* start MATERIAL FOR THE TASK *

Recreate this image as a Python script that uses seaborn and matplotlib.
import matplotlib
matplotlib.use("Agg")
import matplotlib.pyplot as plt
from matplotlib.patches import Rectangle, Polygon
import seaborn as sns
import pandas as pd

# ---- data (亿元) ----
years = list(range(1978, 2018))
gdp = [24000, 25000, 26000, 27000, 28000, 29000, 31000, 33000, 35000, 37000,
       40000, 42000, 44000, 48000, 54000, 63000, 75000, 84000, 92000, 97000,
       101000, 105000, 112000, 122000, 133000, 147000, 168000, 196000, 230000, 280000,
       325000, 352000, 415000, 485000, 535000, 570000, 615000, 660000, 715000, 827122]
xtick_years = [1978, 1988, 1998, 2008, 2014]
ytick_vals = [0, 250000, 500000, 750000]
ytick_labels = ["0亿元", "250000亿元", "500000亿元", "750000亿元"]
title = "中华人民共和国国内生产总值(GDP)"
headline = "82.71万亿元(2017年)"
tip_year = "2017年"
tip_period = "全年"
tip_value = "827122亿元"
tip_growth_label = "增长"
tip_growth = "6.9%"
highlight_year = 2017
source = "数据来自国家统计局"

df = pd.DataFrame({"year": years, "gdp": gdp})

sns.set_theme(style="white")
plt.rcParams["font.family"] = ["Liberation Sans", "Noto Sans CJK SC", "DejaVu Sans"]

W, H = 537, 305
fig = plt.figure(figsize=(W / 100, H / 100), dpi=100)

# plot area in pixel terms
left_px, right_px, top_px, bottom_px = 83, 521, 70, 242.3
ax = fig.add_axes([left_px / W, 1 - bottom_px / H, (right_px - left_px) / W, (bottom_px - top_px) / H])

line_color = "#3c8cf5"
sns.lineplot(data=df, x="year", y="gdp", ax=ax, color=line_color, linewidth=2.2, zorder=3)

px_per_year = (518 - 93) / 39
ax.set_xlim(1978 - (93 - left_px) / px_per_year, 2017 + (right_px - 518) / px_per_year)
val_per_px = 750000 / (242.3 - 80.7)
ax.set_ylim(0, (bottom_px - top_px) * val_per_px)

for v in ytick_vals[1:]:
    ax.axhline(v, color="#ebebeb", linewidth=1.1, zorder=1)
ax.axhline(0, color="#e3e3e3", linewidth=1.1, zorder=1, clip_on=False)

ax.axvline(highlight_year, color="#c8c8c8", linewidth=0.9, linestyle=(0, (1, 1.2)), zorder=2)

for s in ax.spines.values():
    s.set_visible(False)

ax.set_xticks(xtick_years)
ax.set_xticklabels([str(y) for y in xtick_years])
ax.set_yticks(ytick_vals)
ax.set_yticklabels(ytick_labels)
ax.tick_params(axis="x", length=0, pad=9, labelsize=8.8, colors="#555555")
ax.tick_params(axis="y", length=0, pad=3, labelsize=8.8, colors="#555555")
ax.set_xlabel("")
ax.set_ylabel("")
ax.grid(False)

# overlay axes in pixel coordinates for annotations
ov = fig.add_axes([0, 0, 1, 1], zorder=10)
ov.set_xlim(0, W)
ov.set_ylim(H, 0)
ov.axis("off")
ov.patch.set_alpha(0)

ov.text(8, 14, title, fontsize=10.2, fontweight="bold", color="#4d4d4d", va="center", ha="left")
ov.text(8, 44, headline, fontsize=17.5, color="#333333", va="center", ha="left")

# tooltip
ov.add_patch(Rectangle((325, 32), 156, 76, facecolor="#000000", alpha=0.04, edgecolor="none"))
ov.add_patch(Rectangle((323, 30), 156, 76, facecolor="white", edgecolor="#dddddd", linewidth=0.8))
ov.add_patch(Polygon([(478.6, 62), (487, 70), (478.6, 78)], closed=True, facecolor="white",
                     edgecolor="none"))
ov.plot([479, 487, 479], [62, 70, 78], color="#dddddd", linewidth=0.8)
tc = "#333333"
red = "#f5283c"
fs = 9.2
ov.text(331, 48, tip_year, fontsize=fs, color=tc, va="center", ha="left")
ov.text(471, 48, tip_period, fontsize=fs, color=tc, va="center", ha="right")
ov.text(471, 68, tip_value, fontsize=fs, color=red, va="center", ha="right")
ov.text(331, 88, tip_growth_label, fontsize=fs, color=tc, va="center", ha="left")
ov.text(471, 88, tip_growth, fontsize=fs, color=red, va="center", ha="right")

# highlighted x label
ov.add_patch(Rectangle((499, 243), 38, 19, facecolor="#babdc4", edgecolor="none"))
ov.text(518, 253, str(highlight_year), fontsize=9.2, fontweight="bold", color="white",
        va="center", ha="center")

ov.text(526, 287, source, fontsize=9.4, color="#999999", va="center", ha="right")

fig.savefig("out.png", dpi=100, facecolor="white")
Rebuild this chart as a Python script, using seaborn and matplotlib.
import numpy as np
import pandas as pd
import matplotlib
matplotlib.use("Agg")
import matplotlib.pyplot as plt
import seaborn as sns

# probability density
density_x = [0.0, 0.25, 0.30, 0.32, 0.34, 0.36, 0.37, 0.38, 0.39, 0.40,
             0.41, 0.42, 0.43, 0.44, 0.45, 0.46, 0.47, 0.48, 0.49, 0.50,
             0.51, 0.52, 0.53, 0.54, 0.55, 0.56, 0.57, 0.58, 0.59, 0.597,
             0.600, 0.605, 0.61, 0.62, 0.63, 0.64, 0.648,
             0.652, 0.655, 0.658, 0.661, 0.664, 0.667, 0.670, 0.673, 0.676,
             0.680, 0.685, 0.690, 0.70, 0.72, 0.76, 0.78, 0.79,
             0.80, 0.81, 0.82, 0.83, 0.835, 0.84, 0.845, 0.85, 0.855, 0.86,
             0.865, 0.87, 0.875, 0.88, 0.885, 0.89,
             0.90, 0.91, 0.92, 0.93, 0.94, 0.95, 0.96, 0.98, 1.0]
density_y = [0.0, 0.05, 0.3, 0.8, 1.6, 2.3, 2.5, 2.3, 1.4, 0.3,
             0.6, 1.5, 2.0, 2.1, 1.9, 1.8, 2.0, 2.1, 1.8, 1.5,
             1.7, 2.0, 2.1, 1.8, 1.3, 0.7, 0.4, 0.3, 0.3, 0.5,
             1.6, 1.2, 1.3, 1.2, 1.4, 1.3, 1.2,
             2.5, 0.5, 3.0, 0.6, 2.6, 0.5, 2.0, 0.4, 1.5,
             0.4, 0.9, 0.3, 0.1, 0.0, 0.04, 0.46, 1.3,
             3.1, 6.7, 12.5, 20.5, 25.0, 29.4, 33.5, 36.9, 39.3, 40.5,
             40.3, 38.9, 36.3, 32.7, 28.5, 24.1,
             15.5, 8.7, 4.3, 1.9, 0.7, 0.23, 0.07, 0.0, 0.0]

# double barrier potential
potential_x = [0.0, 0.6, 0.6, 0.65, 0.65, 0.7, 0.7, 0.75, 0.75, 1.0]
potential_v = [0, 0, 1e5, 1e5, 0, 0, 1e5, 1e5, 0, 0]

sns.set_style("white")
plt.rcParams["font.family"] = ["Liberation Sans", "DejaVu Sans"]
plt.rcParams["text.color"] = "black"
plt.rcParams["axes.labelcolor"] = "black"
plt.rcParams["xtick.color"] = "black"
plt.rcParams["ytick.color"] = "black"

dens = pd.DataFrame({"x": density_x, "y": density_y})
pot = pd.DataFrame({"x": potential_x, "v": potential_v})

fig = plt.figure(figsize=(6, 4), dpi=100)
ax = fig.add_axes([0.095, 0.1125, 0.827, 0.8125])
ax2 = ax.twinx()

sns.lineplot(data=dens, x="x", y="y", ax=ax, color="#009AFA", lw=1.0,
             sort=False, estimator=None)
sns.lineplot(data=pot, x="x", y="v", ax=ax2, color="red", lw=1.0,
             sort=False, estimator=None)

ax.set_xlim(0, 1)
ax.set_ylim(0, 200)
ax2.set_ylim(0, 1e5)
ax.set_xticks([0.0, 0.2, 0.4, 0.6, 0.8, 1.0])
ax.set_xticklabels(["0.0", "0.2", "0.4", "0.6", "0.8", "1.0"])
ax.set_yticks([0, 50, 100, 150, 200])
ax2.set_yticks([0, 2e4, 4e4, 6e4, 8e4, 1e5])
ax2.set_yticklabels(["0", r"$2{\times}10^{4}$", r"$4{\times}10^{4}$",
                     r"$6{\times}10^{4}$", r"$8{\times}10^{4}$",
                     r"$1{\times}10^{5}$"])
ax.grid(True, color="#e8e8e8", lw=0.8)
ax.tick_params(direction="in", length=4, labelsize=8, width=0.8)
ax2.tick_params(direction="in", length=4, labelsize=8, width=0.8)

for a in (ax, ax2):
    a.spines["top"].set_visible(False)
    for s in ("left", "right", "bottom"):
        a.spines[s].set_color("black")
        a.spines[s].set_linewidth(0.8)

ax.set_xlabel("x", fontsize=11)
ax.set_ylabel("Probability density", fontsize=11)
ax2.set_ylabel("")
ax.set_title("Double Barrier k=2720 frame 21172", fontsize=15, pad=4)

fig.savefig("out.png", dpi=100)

* end MATERIAL FOR THE TASK *

▶ _AIM_: Set down each line of the material verbatim, from the first line through the line that contains "s.set_visible(False)".

▶ _SOLUTION_:
Recreate this image as a Python script that uses seaborn and matplotlib.
import matplotlib
matplotlib.use("Agg")
import matplotlib.pyplot as plt
from matplotlib.patches import Rectangle, Polygon
import seaborn as sns
import pandas as pd

# ---- data (亿元) ----
years = list(range(1978, 2018))
gdp = [24000, 25000, 26000, 27000, 28000, 29000, 31000, 33000, 35000, 37000,
       40000, 42000, 44000, 48000, 54000, 63000, 75000, 84000, 92000, 97000,
       101000, 105000, 112000, 122000, 133000, 147000, 168000, 196000, 230000, 280000,
       325000, 352000, 415000, 485000, 535000, 570000, 615000, 660000, 715000, 827122]
xtick_years = [1978, 1988, 1998, 2008, 2014]
ytick_vals = [0, 250000, 500000, 750000]
ytick_labels = ["0亿元", "250000亿元", "500000亿元", "750000亿元"]
title = "中华人民共和国国内生产总值(GDP)"
headline = "82.71万亿元(2017年)"
tip_year = "2017年"
tip_period = "全年"
tip_value = "827122亿元"
tip_growth_label = "增长"
tip_growth = "6.9%"
highlight_year = 2017
source = "数据来自国家统计局"

df = pd.DataFrame({"year": years, "gdp": gdp})

sns.set_theme(style="white")
plt.rcParams["font.family"] = ["Liberation Sans", "Noto Sans CJK SC", "DejaVu Sans"]

W, H = 537, 305
fig = plt.figure(figsize=(W / 100, H / 100), dpi=100)

# plot area in pixel terms
left_px, right_px, top_px, bottom_px = 83, 521, 70, 242.3
ax = fig.add_axes([left_px / W, 1 - bottom_px / H, (right_px - left_px) / W, (bottom_px - top_px) / H])

line_color = "#3c8cf5"
sns.lineplot(data=df, x="year", y="gdp", ax=ax, color=line_color, linewidth=2.2, zorder=3)

px_per_year = (518 - 93) / 39
ax.set_xlim(1978 - (93 - left_px) / px_per_year, 2017 + (right_px - 518) / px_per_year)
val_per_px = 750000 / (242.3 - 80.7)
ax.set_ylim(0, (bottom_px - top_px) * val_per_px)

for v in ytick_vals[1:]:
    ax.axhline(v, color="#ebebeb", linewidth=1.1, zorder=1)
ax.axhline(0, color="#e3e3e3", linewidth=1.1, zorder=1, clip_on=False)

ax.axvline(highlight_year, color="#c8c8c8", linewidth=0.9, linestyle=(0, (1, 1.2)), zorder=2)

for s in ax.spines.values():
    s.set_visible(False)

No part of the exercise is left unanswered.